Y:        Sounds great, Don. I’ve always liked working to music.

D:        So you listen to music a lot?

Y:        More or less. Why?

D:        You can probably perceive the similarity between two of the same notes in different octaves—high C and middle C, for example.

Y:        Sure. Can’t everyone?

D:        Most people in Western countries can, but scientists have long wondered whether it’s innate knowledge or learned through exposure. It’s been difficult to find an answer because it’s so rare to find people who haven’t been exposed to Western music. Now, after carrying out a study with the Tsimane’ people, a tribe living in a remote part of the Bolivian rainforest, scientists have found evidence that it’s a learned skill. In their study, researchers played a simple melody of two or three notes to U.S. and Tsimane’ participants. The participants were told to sing back the melody within their singing range. Overall, the U.S. participants were able to sing back the correct sequence of notes in a different octave, but the Tsimane’ participants weren’t. They replicated the relative pitch differences between notes, but they would sing them back an octave plus a second, or an octave plus a third, for example. The researchers say that though humans might have an innate predisposition to recognize the similarity between the same notes in different octaves—there’s a natural mathematical relationship between them, after all—we might not be able to tap into that predisposition unless we’re exposed to music based on octaves.

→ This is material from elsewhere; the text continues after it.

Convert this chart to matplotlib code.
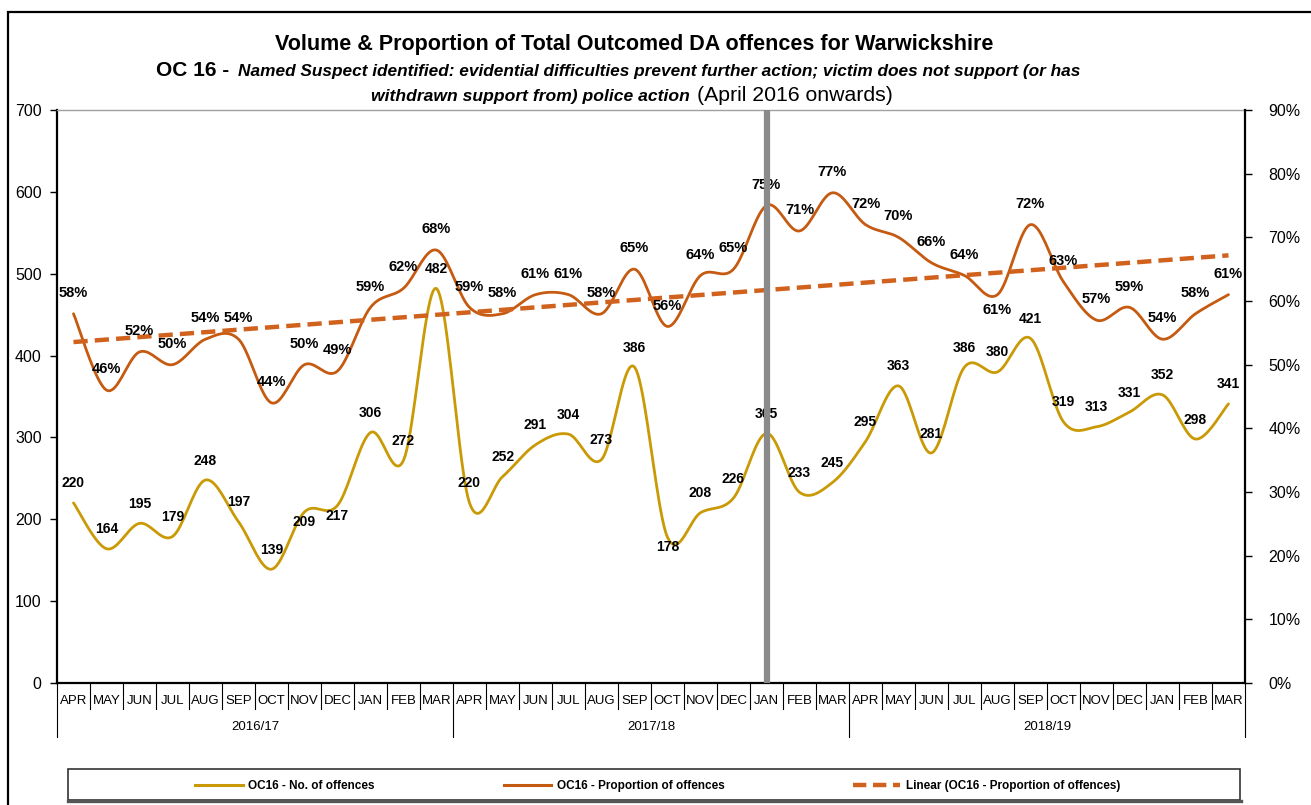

Y:        Speaking of being exposed to music, weren’t you going to turn some on?

D:        Oh, right.

Photo of a piano.

Not everyone can hear the difference between the same note in two different octaves. (Morn the Gorn, Wikimedia Commons)

People who listen to music a lot can perceive the similarity between two of the same notes in different octaves, such as high C and middle C. This may not seem like such a unique ability, since most people in Western countries are able to do this.

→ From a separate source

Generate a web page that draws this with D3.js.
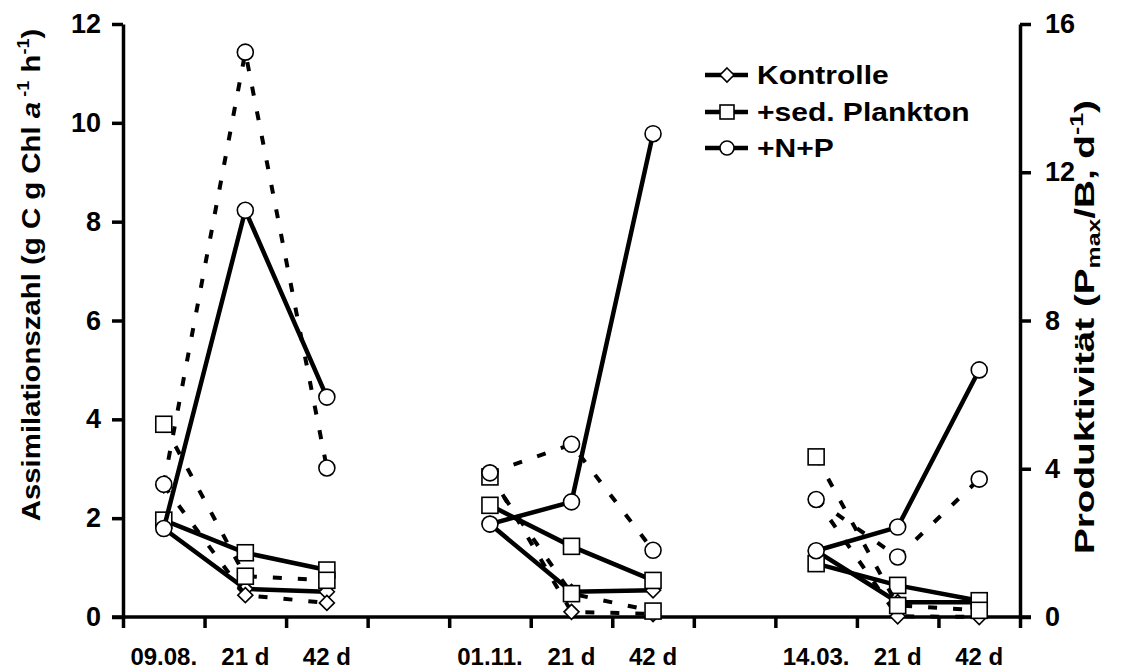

Still, scientists have long wondered whether it's innate knowledge or learned through exposure. It's been difficult to find an answer because it's so rare to find people who haven't been exposed to Western music. 

Now, after carrying out a study with the Tsimane' people, a group of people living in a remote part of the Bolivian rainforest, scientists have found evidence that it's a learned skill. In their study, researchers played a simple melody of two or three notes to U.S. and Tsimane' participants. 

The participants were told to sing back the melody within their singing range. Overall, the U.S. participants were able to sing back the correct sequence of notes in a different octave, but the Tsimane' participants were not. They replicated the relative pitch differences between notes, but they would sing them back an octave plus a second, or an octave plus a third, for example.

The researchers say that although humans might have an innate predisposition to recognize the similarity between the same notes in different octaves, we might not be able to tap into that predisposition unless we're exposed to music based on octaves.